NVH: Again, that teaching and learning relationship. JS: A lot of people find that niche - that one thing. Leonard Bernstein was one of my teachers, and he was also a fantastic composer, fantastic pianist, fantastic conductor, so so eloquent, so giving. Jack of all trades, and a master of none of them. So, regardless, that should word is dangerous. Instead of saying should, one could just say “Well, here’s one way of doing it, but here’s another way too!” And I feel like I’m always in a teaching/learning relationship. As a conductor, I have to get a concept that’s going to work with me, and a group of musicians, and they all have different experiences, so we all have to get one concept and breathe together? I may have an orchestra of 60 people, or 40 people, or 12 people… How do I get us all in-sync? And that requires a lot of patience, a lot of listening, a lot of paying attention. And then we do that thing which we do in the theatre, called collaborate, which is also one of my favorite words. It’s a combination of give and take.

NVH: Absolutely. So, may I ask what has been the most interesting part of your collaboration with Peter Lichtenfels and Regina Gutierrez on The Threepenny Opera? What has that collaboration been like, working with those two on such a unique show? JS: Well they are very unique individuals, so I guess I’d start off with a baby complaint, but it’s a good complaint!
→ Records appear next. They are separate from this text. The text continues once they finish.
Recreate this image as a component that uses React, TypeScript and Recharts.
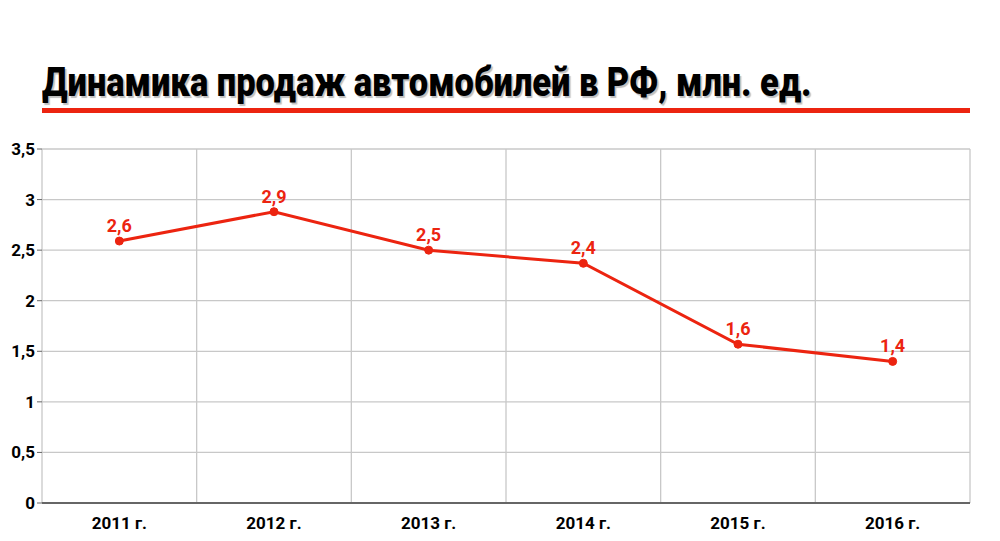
import { LineChart, Line, XAxis, YAxis, CartesianGrid, LabelList } from 'recharts';

const years = ['2011 г.', '2012 г.', '2013 г.', '2014 г.', '2015 г.', '2016 г.'];
const sales = [2.59, 2.88, 2.5, 2.37, 1.57, 1.4];
const yTicks = [0, 0.5, 1, 1.5, 2, 2.5, 3, 3.5];

const RED = '#ec2410';
const FONT = 'Roboto, Arial, sans-serif';

const fmt = (v: number) => String(v).replace('.', ',');

export default function App() {
  const data = years.map((year, i) => ({ year, value: sales[i] }));
  const half = 928 / years.length / 2;

  return (
    <div style={{ position: 'fixed', left: 0, top: 0, width: 1000, height: 541, background: '#fff', fontFamily: FONT }}>
      {/* title + red rule */}
      <div
        style={{
          position: 'absolute', left: 42, top: 58, fontSize: 41, fontWeight: 900, color: '#000',
          whiteSpace: 'nowrap', textShadow: '2px 2px 1px rgba(0,0,0,0.25)',
          transform: 'scaleX(0.84)', transformOrigin: 'left top',
        }}
      >
        Динамика продаж автомобилей в РФ, млн. ед.
      </div>
      <div style={{ position: 'absolute', left: 42, top: 108, width: 928, height: 5, background: RED }} />

      <LineChart width={1000} height={541} data={data} margin={{ top: 149, right: 30, bottom: 0, left: 0 }}>
        <CartesianGrid
          stroke="#c8c8c8"
          strokeWidth={1.3}
          verticalCoordinatesGenerator={({ offset }: any) =>
            years.map((_, i) => offset.left + (i * offset.width) / years.length).concat(offset.left + offset.width)
          }
        />
        <XAxis
          dataKey="year"
          height={38}
          padding={{ left: half, right: half }}
          axisLine={{ stroke: '#666', strokeWidth: 2 }}
          tickLine={false}
          tick={{ fill: '#000', fontSize: 17, fontWeight: 700, fontFamily: FONT }}
          tickMargin={8}
        />
        <YAxis
          width={42}
          domain={[0, 3.5]}
          ticks={yTicks}
          tickFormatter={fmt}
          axisLine={false}
          tickLine={{ stroke: '#666' }}
          tickSize={5}
          tick={{ fill: '#000', fontSize: 17, fontWeight: 700, fontFamily: FONT }}
        />
        <Line
          type="linear"
          dataKey="value"
          stroke={RED}
          strokeWidth={3}
          dot={{ r: 4, fill: RED, stroke: RED, strokeWidth: 1 }}
          isAnimationActive={false}
        >
          <LabelList
            dataKey="value"
            position="top"
            offset={9}
            formatter={(v: any) => fmt(Number(v).toFixed(1) as any)}
            style={{ fill: RED, fontSize: 18, fontWeight: 700, fontFamily: FONT }}
          />
        </Line>
      </LineChart>
    </div>
  );
}
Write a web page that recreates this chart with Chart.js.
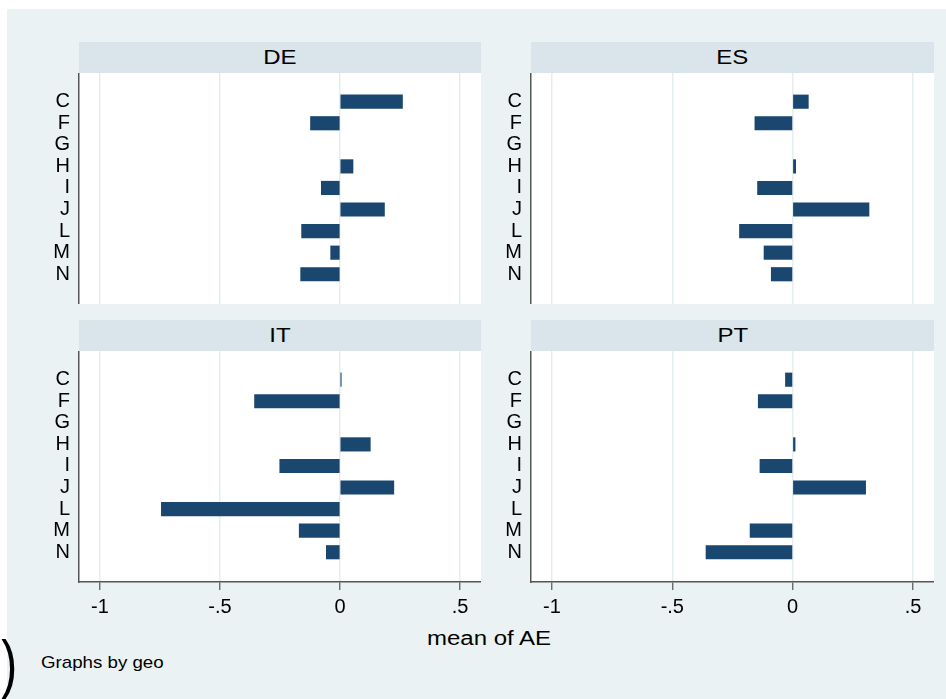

Trust me when I say that. I think they are such rich humans, I feel that I want to have more time just to get to know them. Because they are so interesting as people, and so naturally with their experiences they bring a lot to the table, so I‘m listening a lot. And Peter and Regina both in different ways, and maybe you’ve been able to observe this better than I have, they have a sort of, they have… they’ve worked together before so they have…

NVH: An unspoken communication. JS: Yes. Even though they come from different worlds, they finish each other’s sentences. They actually remind me of a collaboration that I watched of Sam Shepard and Joe Chaikin at an experimental theatre in the ‘60s called the Open Theater. Sam was a sort of country guy, tall, lanky, loved the blues, and Joe was this little excitable neurotic Jewish guy who loved classical music. Two different worlds! Yet, put them together, and I got one of my best collaborations, and I didn’t ever see it coming. So this is not so different than that. They come from different worlds, and I love the point of view that they bring, I also love the way we respect each other, and now I feel very comfortable. I can talk to Peter about anything.

NVH: And I’m sure he values your input. JS: I’m sure he does and vice versa, because Threepenny Opera is a very complicated, imperfect, crazy, ugly, beautiful work. All in one. You don’t get that with many pieces in the theatre. It’s epic. And it is not an easy nut to crack. There are more unsuccessful productions of Threepenny than there are successful ones. So why do people keep doing it? I think two reasons. One, there are nuts to be cracked, and riches to be found. And second, I think that it has, for better or for worse, so many things that apply to today… they find the ugliest, most bleak of situations, and find beauty in the middle. That is no small feat, and so to be able to do that, to explore that with the students is an honor, and to be able to do that with them now feels really important. The thing that I love most about it is that I wouldn’t want to be anywhere else, doing anything else, with anyone else. It’s so exciting! Every single night, I can’t wait to get in the room with these people. That’s the best part of my job! (laughs)

NVH: Wonderful! So I would love to finish this off by saying— JS: Yeah, we have class in a minute! (laughs)

NVH: We do, we do! (laughs) I’m excited to keep hearing you give all this fantastic advice and these anecdotes, and everything else you bring to the table. So, please share with me one final lesson for the UC Davis community, for what it means to be a part of this world, and a part of something greater than yourself. JS: I am not sure that my answer would have been the same 10 years ago. I feel like we are responsible for one another.

NVH: What would it have been 10 years ago? JS: Probably a variation on that. I’m just feeling it deeper now. I do not want to get into politics, but I’ve never felt such a separation and a fear of ideas. And that’s scary. That feels fascist. And it’s separating us from our humanity. I’ll put it to you this way – and I don’t feel that this has anything to do with democrats or republicans or any of that – if someone asks me what party I am, I’ll say “I’m a human being.” I happen to make music, and I don’t want to hurt anybody. I want to help people. But in what circumstance, ever, should a parent and a child be separated? Border or no border, when is that okay? And if we can’t come to terms with our basic humanity…well, what does that have to do with UC Davis? Everything. Because we’re in the world. So everything that we do first has to start with our humanity. I think being able to help one another in a pragmatic and hands-on way, and to say “we should focus on what we can do, not what we cannot do, to help each other” because you cannot put a blind eye to it. …Well, I guess you could, but I do not think that would be a wise choice. I just feel very strongly that we are accountable for one another, not just ourselves, and that will inform everything you do, and incidentally you may get a degree in something. But I want you to be able to use it, in a good way.

NVH: Fantastic, thank you Jeff. JS: Thank you!